Ng Mui war im Laufe der Zeit zur regelmäßigen Kundin von Yim Lee und seiner Tochter geworden und unterhielt sich oft mit den beiden. Eines Tages erkannte sie, dass die beiden von großen Sorgen gequält wurden. Auf ihre Fragen erzählte ihr Yim Lee von Wong. Da Ng Mui einen ausgeprägten Gerechtigkeitssinn hatte, beschloss sie Wing Chun zu helfen. Aber sie wollte den Bösewicht nicht selbst bestrafen, da sie einerseits nicht ihre Tarnidentität aufgeben wollte, andererseits wäre ein Kampf zwischen ihr, der berühmten Meisterin aus dem Shaolin-Kloster und einem unbekannten Dorfschläger unfair und ruhmlos gewesen. Deshalb wollte sie Yim Wing Chun helfen, indem sie ihr die Kunst des Kämpfens mit ihrem neuen Kampfsystem beibrachte. Nach nur drei Jahren Privatunterricht hatte sie die ihr gezeigte Methode gemeistert. Ng Mui schickte sie nach der Ausbildung im Weißen Kranich-Tempel wieder zurück zu ihrem Vater. Kaum kehrte Wing Chun ins Dorf zurück, wurde sie wieder von dem Schläger Wong bedrängt. Doch dieses Mal lief sie nicht vor ihm davon, sondern forderte ihn zum Kampf auf. Der Rowdy war sich seines Sieges sicher und freute sich darauf, das schöne Mädchen endlich zu erringen. Aber er sollte sich getäuscht haben, denn Wing Chun schlug ihn zu Boden, wo er hilflos liegen blieb.
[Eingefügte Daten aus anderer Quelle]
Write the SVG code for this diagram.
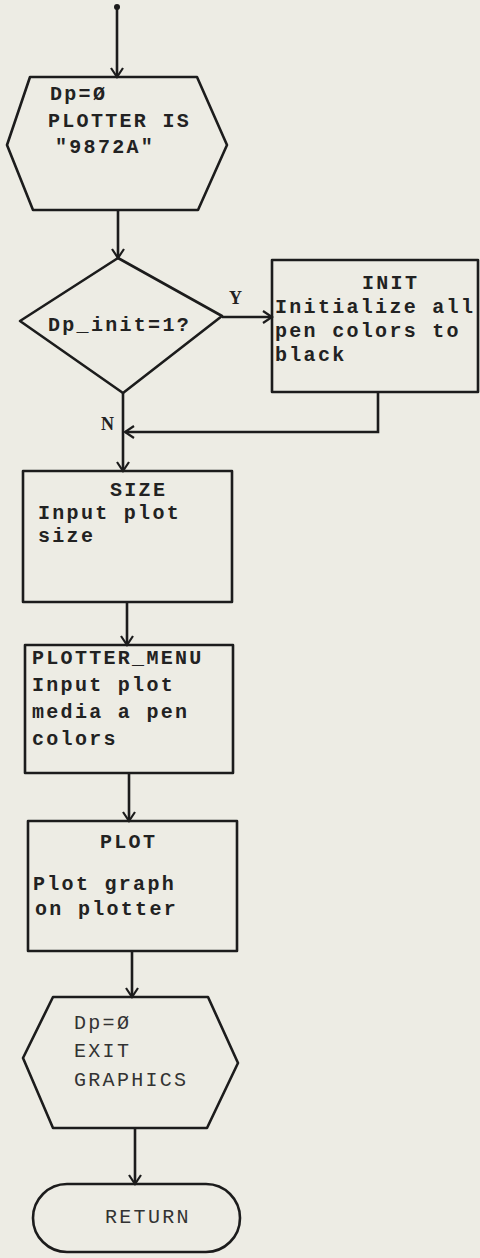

Nachdem Wing Chun den Schläger ohne Probleme besiegt hatte, setzte sie ihre Kampfübungen fort. Als Ng Mui beschloss, wieder weiterzureisen ermahnte sie Wing Chun, einen würdigen Nachfolger zu finden und nur die richtigen Schüler zu unterweisen.
Diese Mahnung wurde auch von den folgenden Generationen befolgt.